The request: Without including any pictures, write out the listing below exactly.

Information provided:

* * *

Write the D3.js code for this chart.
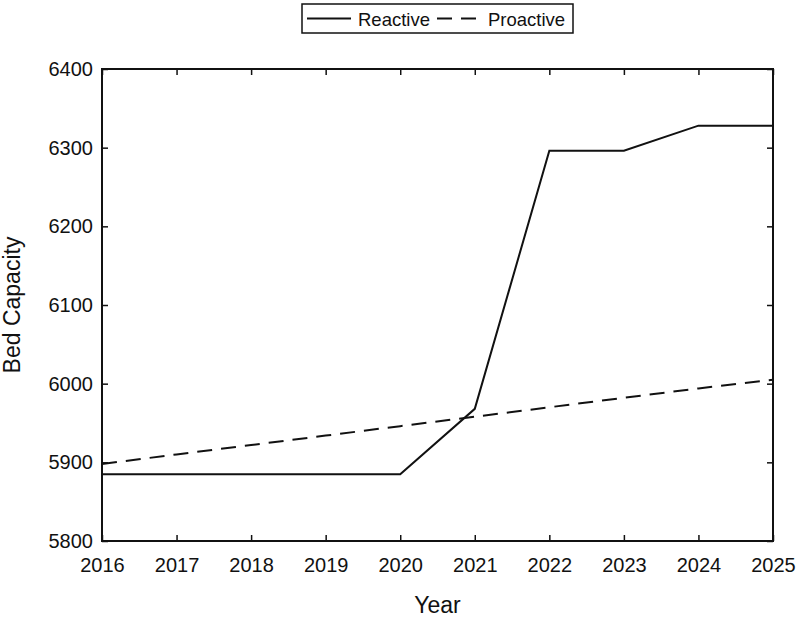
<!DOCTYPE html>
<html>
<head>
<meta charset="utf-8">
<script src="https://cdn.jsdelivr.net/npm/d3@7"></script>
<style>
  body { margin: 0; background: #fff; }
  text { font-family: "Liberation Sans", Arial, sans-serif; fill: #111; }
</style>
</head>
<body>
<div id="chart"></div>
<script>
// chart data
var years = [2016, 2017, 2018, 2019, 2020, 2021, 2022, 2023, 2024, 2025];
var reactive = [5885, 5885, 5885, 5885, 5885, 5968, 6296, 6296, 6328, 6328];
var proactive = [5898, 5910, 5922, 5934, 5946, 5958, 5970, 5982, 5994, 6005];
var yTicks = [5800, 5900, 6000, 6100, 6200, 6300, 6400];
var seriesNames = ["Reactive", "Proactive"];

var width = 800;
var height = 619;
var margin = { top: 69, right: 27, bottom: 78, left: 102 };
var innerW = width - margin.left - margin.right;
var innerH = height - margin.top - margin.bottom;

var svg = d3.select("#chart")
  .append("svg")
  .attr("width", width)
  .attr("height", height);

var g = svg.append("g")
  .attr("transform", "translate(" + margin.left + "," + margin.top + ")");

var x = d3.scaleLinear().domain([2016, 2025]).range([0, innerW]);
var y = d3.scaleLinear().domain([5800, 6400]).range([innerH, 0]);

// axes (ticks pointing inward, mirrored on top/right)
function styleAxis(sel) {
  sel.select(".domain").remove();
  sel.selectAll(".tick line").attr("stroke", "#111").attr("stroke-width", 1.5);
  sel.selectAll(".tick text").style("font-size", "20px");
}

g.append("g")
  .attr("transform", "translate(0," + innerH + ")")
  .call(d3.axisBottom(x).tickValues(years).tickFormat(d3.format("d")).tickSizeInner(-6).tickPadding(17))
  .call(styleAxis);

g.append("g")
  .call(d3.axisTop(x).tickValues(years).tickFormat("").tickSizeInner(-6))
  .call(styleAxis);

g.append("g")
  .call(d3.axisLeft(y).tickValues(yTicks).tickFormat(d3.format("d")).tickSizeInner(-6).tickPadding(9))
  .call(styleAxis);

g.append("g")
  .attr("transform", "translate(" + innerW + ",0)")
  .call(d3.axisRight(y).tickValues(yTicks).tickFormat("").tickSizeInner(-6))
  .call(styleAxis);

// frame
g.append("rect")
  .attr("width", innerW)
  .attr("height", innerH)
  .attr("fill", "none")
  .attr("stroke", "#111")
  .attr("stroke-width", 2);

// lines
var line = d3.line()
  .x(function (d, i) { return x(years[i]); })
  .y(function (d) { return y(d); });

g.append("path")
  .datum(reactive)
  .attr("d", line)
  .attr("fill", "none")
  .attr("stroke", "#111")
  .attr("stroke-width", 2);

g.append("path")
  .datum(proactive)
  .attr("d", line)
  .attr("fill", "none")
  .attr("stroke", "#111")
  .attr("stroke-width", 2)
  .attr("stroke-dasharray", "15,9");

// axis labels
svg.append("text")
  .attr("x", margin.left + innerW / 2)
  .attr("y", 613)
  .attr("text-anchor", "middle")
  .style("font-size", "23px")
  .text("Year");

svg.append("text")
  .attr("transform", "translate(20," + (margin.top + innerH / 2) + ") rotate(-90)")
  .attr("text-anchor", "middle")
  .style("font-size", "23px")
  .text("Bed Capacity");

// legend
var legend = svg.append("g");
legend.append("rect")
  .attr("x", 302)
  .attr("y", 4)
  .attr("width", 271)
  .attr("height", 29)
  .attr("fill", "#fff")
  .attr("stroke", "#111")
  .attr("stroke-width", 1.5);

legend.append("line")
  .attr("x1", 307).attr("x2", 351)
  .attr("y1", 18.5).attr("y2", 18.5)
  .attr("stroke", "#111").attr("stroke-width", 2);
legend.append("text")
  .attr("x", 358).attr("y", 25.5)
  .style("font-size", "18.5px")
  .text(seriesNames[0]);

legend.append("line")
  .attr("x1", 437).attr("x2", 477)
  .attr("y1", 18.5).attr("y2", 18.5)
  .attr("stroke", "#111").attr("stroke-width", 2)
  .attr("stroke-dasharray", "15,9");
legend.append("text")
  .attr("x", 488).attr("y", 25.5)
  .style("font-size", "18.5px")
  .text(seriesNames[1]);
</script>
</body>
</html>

* * *

The answer:
Write the D3.js code for this chart.
<!DOCTYPE html>
<html>
<head>
<meta charset="utf-8">
<script src="https://cdn.jsdelivr.net/npm/d3@7"></script>
<style>
  body { margin: 0; background: #fff; }
  text { font-family: "Liberation Sans", Arial, sans-serif; fill: #111; }
</style>
</head>
<body>
<div id="chart"></div>
<script>
// chart data
var years = [2016, 2017, 2018, 2019, 2020, 2021, 2022, 2023, 2024, 2025];
var reactive = [5885, 5885, 5885, 5885, 5885, 5968, 6296, 6296, 6328, 6328];
var proactive = [5898, 5910, 5922, 5934, 5946, 5958, 5970, 5982, 5994, 6005];
var yTicks = [5800, 5900, 6000, 6100, 6200, 6300, 6400];
var seriesNames = ["Reactive", "Proactive"];

var width = 800;
var height = 619;
var margin = { top: 69, right: 27, bottom: 78, left: 102 };
var innerW = width - margin.left - margin.right;
var innerH = height - margin.top - margin.bottom;

var svg = d3.select("#chart")
  .append("svg")
  .attr("width", width)
  .attr("height", height);

var g = svg.append("g")
  .attr("transform", "translate(" + margin.left + "," + margin.top + ")");

var x = d3.scaleLinear().domain([2016, 2025]).range([0, innerW]);
var y = d3.scaleLinear().domain([5800, 6400]).range([innerH, 0]);

// axes (ticks pointing inward, mirrored on top/right)
function styleAxis(sel) {
  sel.select(".domain").remove();
  sel.selectAll(".tick line").attr("stroke", "#111").attr("stroke-width", 1.5);
  sel.selectAll(".tick text").style("font-size", "20px");
}

g.append("g")
  .attr("transform", "translate(0," + innerH + ")")
  .call(d3.axisBottom(x).tickValues(years).tickFormat(d3.format("d")).tickSizeInner(-6).tickPadding(17))
  .call(styleAxis);

g.append("g")
  .call(d3.axisTop(x).tickValues(years).tickFormat("").tickSizeInner(-6))
  .call(styleAxis);

g.append("g")
  .call(d3.axisLeft(y).tickValues(yTicks).tickFormat(d3.format("d")).tickSizeInner(-6).tickPadding(9))
  .call(styleAxis);

g.append("g")
  .attr("transform", "translate(" + innerW + ",0)")
  .call(d3.axisRight(y).tickValues(yTicks).tickFormat("").tickSizeInner(-6))
  .call(styleAxis);

// frame
g.append("rect")
  .attr("width", innerW)
  .attr("height", innerH)
  .attr("fill", "none")
  .attr("stroke", "#111")
  .attr("stroke-width", 2);

// lines
var line = d3.line()
  .x(function (d, i) { return x(years[i]); })
  .y(function (d) { return y(d); });

g.append("path")
  .datum(reactive)
  .attr("d", line)
  .attr("fill", "none")
  .attr("stroke", "#111")
  .attr("stroke-width", 2);

g.append("path")
  .datum(proactive)
  .attr("d", line)
  .attr("fill", "none")
  .attr("stroke", "#111")
  .attr("stroke-width", 2)
  .attr("stroke-dasharray", "15,9");

// axis labels
svg.append("text")
  .attr("x", margin.left + innerW / 2)
  .attr("y", 613)
  .attr("text-anchor", "middle")
  .style("font-size", "23px")
  .text("Year");

svg.append("text")
  .attr("transform", "translate(20," + (margin.top + innerH / 2) + ") rotate(-90)")
  .attr("text-anchor", "middle")
  .style("font-size", "23px")
  .text("Bed Capacity");

// legend
var legend = svg.append("g");
legend.append("rect")
  .attr("x", 302)
  .attr("y", 4)
  .attr("width", 271)
  .attr("height", 29)
  .attr("fill", "#fff")
  .attr("stroke", "#111")
  .attr("stroke-width", 1.5);

legend.append("line")
  .attr("x1", 307).attr("x2", 351)
  .attr("y1", 18.5).attr("y2", 18.5)
  .attr("stroke", "#111").attr("stroke-width", 2);
legend.append("text")
  .attr("x", 358).attr("y", 25.5)
  .style("font-size", "18.5px")
  .text(seriesNames[0]);

legend.append("line")
  .attr("x1", 437).attr("x2", 477)
  .attr("y1", 18.5).attr("y2", 18.5)
  .attr("stroke", "#111").attr("stroke-width", 2)
  .attr("stroke-dasharray", "15,9");
legend.append("text")
  .attr("x", 488).attr("y", 25.5)
  .style("font-size", "18.5px")
  .text(seriesNames[1]);
</script>
</body>
</html>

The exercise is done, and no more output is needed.